Feminists have long argued about whether the book empowers young girls or enfolds them in a corset of middle-class fantasy about home-and-hearth. Director Greta Gerwig glosses over that hump with minimal fuss and admirable simplicity by allowing for both. It is both a traditional version of Little Women, in which the emotions, pain and passions of the March women are respected; it's also as fresh and contemporary as if Jo, Beth, Amy and Meg were living next door and playing netball on the weekend.
Alcott wrote Little Women in 1868, at the behest of her (male) publisher, who wanted a story for girls. Alcott didn't like the idea, preferring to write about boys. She forced herself to pen a disguised autobiography, with as much realism as she could muster. That meant that the character of Josephine, based on herself, was also a writer, trying to find her own voice in the novel. In one scene Jo visits the publisher of a sensationalist weekly called The Volcano, where a Mr Dashwood tells her to cut the moral lessons from her story. "Morals don't sell nowadays," he says, red pencilling large sections. (Surely it's no accident that his name reminds us of Jane Austen?).
Gerwig recreates this scene almost verbatim, when Saoirse Ronan forces herself to enter the smoke-filled offices of a New York publisher. This scene gives Gerwig's script its smartest idea – to tell the story of Louisa Alcott alongside that of her much-loved characters. So in this scene, Ronan is playing Alcott, rather than Jo March. Gerwig shoots the two realities with different lighting, so we are rarely confused. Louisa's struggles are grittier and darker; the lives of Jo March and her family are bathed in light and colour, like a cover of an old Saturday Evening Post. It's corny but Gerwig makes it work, through the force of her belief in this material. Her direction is committed – balancing warmth and humour, passion and drama, light and dark.
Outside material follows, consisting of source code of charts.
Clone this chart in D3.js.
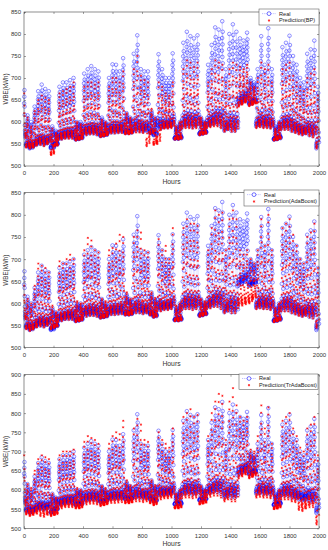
<!DOCTYPE html>
<html>
<head>
<meta charset="utf-8">
<script src="https://cdn.jsdelivr.net/npm/d3@7"></script>
<style>
  html, body { margin: 0; padding: 0; background: #fff; }
  svg { display: block; font-family: "Liberation Sans", Arial, sans-serif; }
  .tick text { fill: #333; }
</style>
</head>
<body>
<svg id="chart" width="328" height="550"></svg>
<script>
// ---- data (one entry per day of 24 h) ----
const hours = 2000;
const dayOffset = 11;   // series starts around 11:00

// real consumption: daily peak / night base
const realPeak = [685,615,600,635,670,685,675,670,590,580,
  680,690,690,695,700,600,600,710,720,727,
  720,715,610,600,700,731,730,715,745,620,
  610,755,797,720,715,715,625,610,754,720,
  700,700,756,590,600,780,805,795,790,797,
  610,600,730,775,815,810,829,720,800,822,
  805,790,785,803,700,690,720,795,730,813,
  720,590,600,770,780,796,750,730,700,690,
  755,765,785,680];
const realBase = [560,545,540,545,550,550,548,552,540,548,
  560,562,565,565,565,560,562,572,572,574,
  574,572,568,570,575,576,576,577,578,575,
  575,578,580,580,578,580,575,570,585,585,
  588,588,590,562,562,588,590,590,588,590,
  572,575,590,592,595,595,590,580,585,580,
  580,640,645,650,640,645,590,592,590,590,
  588,560,562,585,585,585,580,578,575,572,
  575,570,568,540];

// BP prediction
const bpPeak = [665,610,590,625,650,660,655,650,585,575,
  665,670,675,680,690,600,595,680,690,690,
  685,690,605,600,680,700,700,690,715,620,
  610,720,750,705,695,690,630,610,690,680,
  665,660,690,590,600,720,740,735,725,735,
  610,600,690,720,740,735,730,690,720,735,
  730,725,720,730,690,680,700,735,720,730,
  690,585,600,720,730,735,705,690,680,670,
  700,710,720,660];
const bpBase = [558,542,540,542,548,548,545,550,525,545,
  558,560,562,562,562,558,560,570,570,572,
  572,570,566,568,572,574,574,575,575,572,
  572,575,576,576,575,545,572,548,550,582,
  585,585,586,560,560,585,586,586,585,586,
  570,572,586,588,590,590,586,578,582,578,
  578,635,640,645,636,640,586,588,586,586,
  585,558,560,582,582,582,578,575,572,570,
  572,568,565,540];

// AdaBoost prediction
const adaPeak = [640,610,600,640,690,685,680,670,595,580,
  695,690,700,710,700,605,600,720,748,742,
  720,715,610,605,720,725,735,755,750,625,
  610,750,765,760,720,715,625,612,745,720,
  730,700,770,595,600,770,790,780,780,775,
  610,605,720,770,810,800,805,720,790,810,
  790,720,710,720,700,690,720,790,730,800,
  720,590,600,770,780,790,755,730,700,690,
  750,760,780,680];
const adaBase = [560,542,538,542,546,548,546,550,542,546,
  558,560,563,563,563,558,560,570,570,572,
  572,570,566,568,573,574,574,575,576,573,
  573,576,578,578,576,578,573,568,582,582,
  585,585,587,560,560,585,587,587,585,587,
  570,573,587,589,592,592,587,578,582,578,
  578,595,595,598,600,610,587,589,587,587,
  585,558,560,582,582,582,578,575,572,570,
  572,568,566,545];

// TrAdaBoost prediction
const trPeak = [690,615,605,650,680,690,685,680,590,580,
  690,700,700,700,705,605,600,725,740,735,
  730,720,610,605,720,740,750,745,780,625,
  612,760,785,770,730,725,625,612,750,730,
  720,710,760,590,600,790,800,810,790,795,
  610,600,740,800,830,850,845,730,830,865,
  820,790,780,790,705,700,740,820,760,815,
  720,585,600,780,790,800,760,740,710,700,
  760,770,790,690];
const trBase = [552,536,532,535,538,532,530,535,532,535,
  550,552,555,555,555,552,552,562,562,564,
  564,562,558,560,565,566,566,567,568,565,
  565,568,570,570,568,570,565,560,575,575,
  578,578,580,552,552,578,580,580,578,580,
  562,565,580,582,585,585,580,570,575,570,
  570,630,635,640,630,635,580,582,580,580,
  578,550,552,575,575,575,570,568,548,545,
  552,555,555,510];

// typical hour-of-day shapes (0 = night base, 1 = daily peak)
const realShape = [0.05,0.00,0.08,0.02,0.10,0.04,0.14,0.32,0.55,0.72,0.84,1.00,
  0.66,0.78,0.90,0.60,0.45,0.26,0.17,0.10,0.06,0.13,0.03,0.09];
const predShape = [0.10,0.02,0.06,0.00,0.12,0.04,0.20,0.40,0.50,0.68,0.80,0.92,
  1.00,0.58,0.74,0.52,0.36,0.30,0.22,0.14,0.08,0.16,0.05,0.11];

const xTicks = [0,200,400,600,800,1000,1200,1400,1600,1800,2000];

function buildSeries(peak, base, shape){
  const out = [];
  for (let h = 1; h <= hours; h++){
    const d = Math.floor((h + dayOffset) / 24);
    const k = (h + dayOffset) % 24;
    out.push({ h, v: base[d] + (peak[d] - base[d]) * shape[k] });
  }
  return out;
}

const real = buildSeries(realPeak, realBase, realShape);

const panels = [
  { top: 12,    bottom: 166,   yDomain: [500,850], pred: buildSeries(bpPeak, bpBase, predShape),
    label: "Prediction(BP)", leg: { x: 259, y: 9, w: 60, h: 16 } },
  { top: 192.7, bottom: 347.7, yDomain: [500,850], pred: buildSeries(adaPeak, adaBase, predShape),
    label: "Prediction(AdaBoost)", leg: { x: 244, y: 190, w: 75, h: 16 } },
  { top: 374.7, bottom: 528.3, yDomain: [500,900], pred: buildSeries(trPeak, trBase, predShape),
    label: "Prediction(TrAdaBoost)", leg: { x: 239, y: 374, w: 79, h: 15.5 } }
];

const svg = d3.select("#chart");
const left = 24, right = 319;
const x = d3.scaleLinear().domain([0, hours]).range([left, right]);

const starPath = "M-1.1,0H1.1M0,-1.1V1.1M-0.8,-0.8L0.8,0.8M-0.8,0.8L0.8,-0.8";

panels.forEach((p, i) => {
  const y = d3.scaleLinear().domain(p.yDomain).range([p.bottom, p.top]);
  const yTicks = d3.range(p.yDomain[0], p.yDomain[1] + 1, 50);
  const g = svg.append("g");

  // real: thin joining line + circles
  g.append("path").datum(real)
    .attr("d", d3.line().x(d => x(d.h)).y(d => y(d.v)))
    .attr("fill", "none").attr("stroke", "#a8a8ff").attr("stroke-width", 0.3);
  g.append("g").selectAll("circle").data(real).join("circle")
    .attr("cx", d => x(d.h)).attr("cy", d => y(d.v)).attr("r", 1.8)
    .attr("fill", "none").attr("stroke", "#0000ff").attr("stroke-width", 0.42);

  // prediction: red stars
  g.append("g").selectAll("path").data(p.pred).join("path")
    .attr("transform", d => `translate(${x(d.h)},${y(d.v)})`)
    .attr("d", starPath).attr("stroke", "#ff0000").attr("stroke-width", 0.5);

  // axes (inward ticks, box on)
  const fs = "6px";
  const ax = g.append("g").attr("transform", `translate(0,${p.bottom})`)
    .call(d3.axisBottom(x).tickValues(xTicks).tickSize(-2).tickPadding(5).tickFormat(d3.format("d")));
  const ay = g.append("g").attr("transform", `translate(${left},0)`)
    .call(d3.axisLeft(y).tickValues(yTicks).tickSize(-2).tickPadding(3).tickFormat(d3.format("d")));
  const at = g.append("g").attr("transform", `translate(0,${p.top})`)
    .call(d3.axisTop(x).tickValues(xTicks).tickSize(-2).tickFormat(""));
  const ar = g.append("g").attr("transform", `translate(${right},0)`)
    .call(d3.axisRight(y).tickValues(yTicks).tickSize(-2).tickFormat(""));
  [ax, ay, at, ar].forEach(a => {
    a.select(".domain").remove();
    a.selectAll("line").attr("stroke", "#444").attr("stroke-width", 0.5);
    a.selectAll("text").attr("font-size", fs).attr("font-family", "Liberation Sans, Arial, sans-serif");
  });
  g.append("rect").attr("x", left).attr("y", p.top)
    .attr("width", right - left).attr("height", p.bottom - p.top)
    .attr("fill", "none").attr("stroke", "#444").attr("stroke-width", 0.6);

  // axis titles
  g.append("text").attr("x", (left + right) / 2).attr("y", p.bottom + 18)
    .attr("text-anchor", "middle").attr("font-size", "6.8px").attr("fill", "#333").text("Hours");
  g.append("text")
    .attr("transform", `translate(8,${(p.top + p.bottom) / 2}) rotate(-90)`)
    .attr("text-anchor", "middle").attr("font-size", "6.3px").attr("fill", "#333").text("WBE(kWh)");

  // legend
  const L = p.leg;
  const lg = g.append("g").attr("transform", `translate(${L.x},${L.y})`);
  lg.append("rect").attr("width", L.w).attr("height", L.h)
    .attr("fill", "#fff").attr("stroke", "#444").attr("stroke-width", 0.5);
  const r1 = L.h * 0.29, r2 = L.h * 0.72, mx = 10;
  lg.append("line").attr("x1", mx - 7).attr("x2", mx + 7).attr("y1", r1).attr("y2", r1)
    .attr("stroke", "#7a7aff").attr("stroke-width", 0.5).attr("stroke-dasharray", "1,0.8");
  lg.append("circle").attr("cx", mx).attr("cy", r1).attr("r", 1.9)
    .attr("fill", "#fff").attr("stroke", "#0000ff").attr("stroke-width", 0.55);
  lg.append("path").attr("transform", `translate(${mx},${r2})`).attr("d", starPath)
    .attr("stroke", "#ff0000").attr("stroke-width", 0.55);
  lg.append("text").attr("x", mx + 10).attr("y", r1).attr("dy", "0.35em")
    .attr("font-size", "5.6px").attr("fill", "#222").text("Real");
  lg.append("text").attr("x", mx + 10).attr("y", r2).attr("dy", "0.35em")
    .attr("font-size", "5.6px").attr("fill", "#222").text(p.label);
});
</script>
</body>
</html>
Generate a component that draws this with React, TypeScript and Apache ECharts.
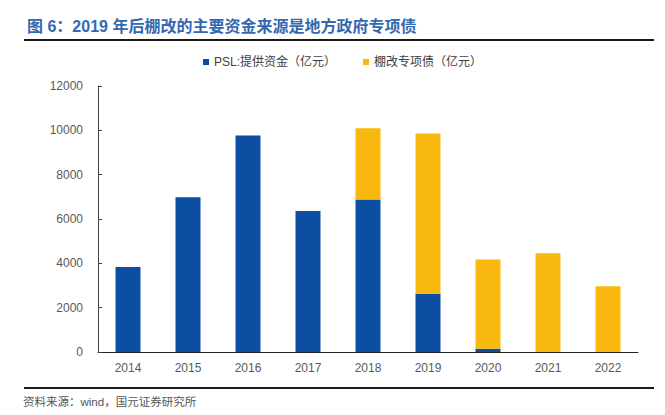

A few years ago, Gerwig was a promising young actor with a quirky style that suggested a career in independent comedy – a bit Judy Holliday, a bit Diane Keaton – but she was also a writer. She co-wrote the delightful Frances Ha (2012) with Noah Baumbach, with whom she is now partnered. In 2017 she wrote and directed Lady Bird, based on her own experience growing up in California. Ronan played the lead in that film too. Two actors from that cast appear here – Tracy Letts plays Mr Dashwood, and Timothee Chalamet plays "Laurie" Laurence, the young man torn between Jo (Ronan) and younger sister Amy (Florence Pugh). Emma Watson plays the elder sister Meg, in the film's only unconvincing casting. Eliza Scanlen plays Beth, the peacemaker among the combative March girls. Meryl Streep steals all that she surveys as the crusty old Aunt March, whose advice is that women must marry well – unless they're rich, like her.
This Little Women delivers at breakneck speed and with great physicality. The dialogue is at screwball comedy pace, tumbling and babbling like a mountain stream. Ronan runs through the streets of New York at full pace, as a young lady ought not; she and her sisters wrestle on the floor of their modest cottage in Concord, Massachusetts, sloughing off their wet skirts in front of the fire. There are only women in this house, as their father is away at the civil war. Laura Dern is their mother Marmee, whose strength and character shine quietly through the ups and downs.
Some might find that this #MeToo modernism a little forced. Gerwig forestalls that reaction, through unstoppable energy and warmth. About 20 minutes in, the characters cease to be characters; they are now flesh and blood, our sisters. We feel their happiness and despond, their cold feet and warm hearts, their slights and loves. It's a masterful, passionate, all-in kind of adaptation. As the sports commentators say, Gerwig should podium in coming contests.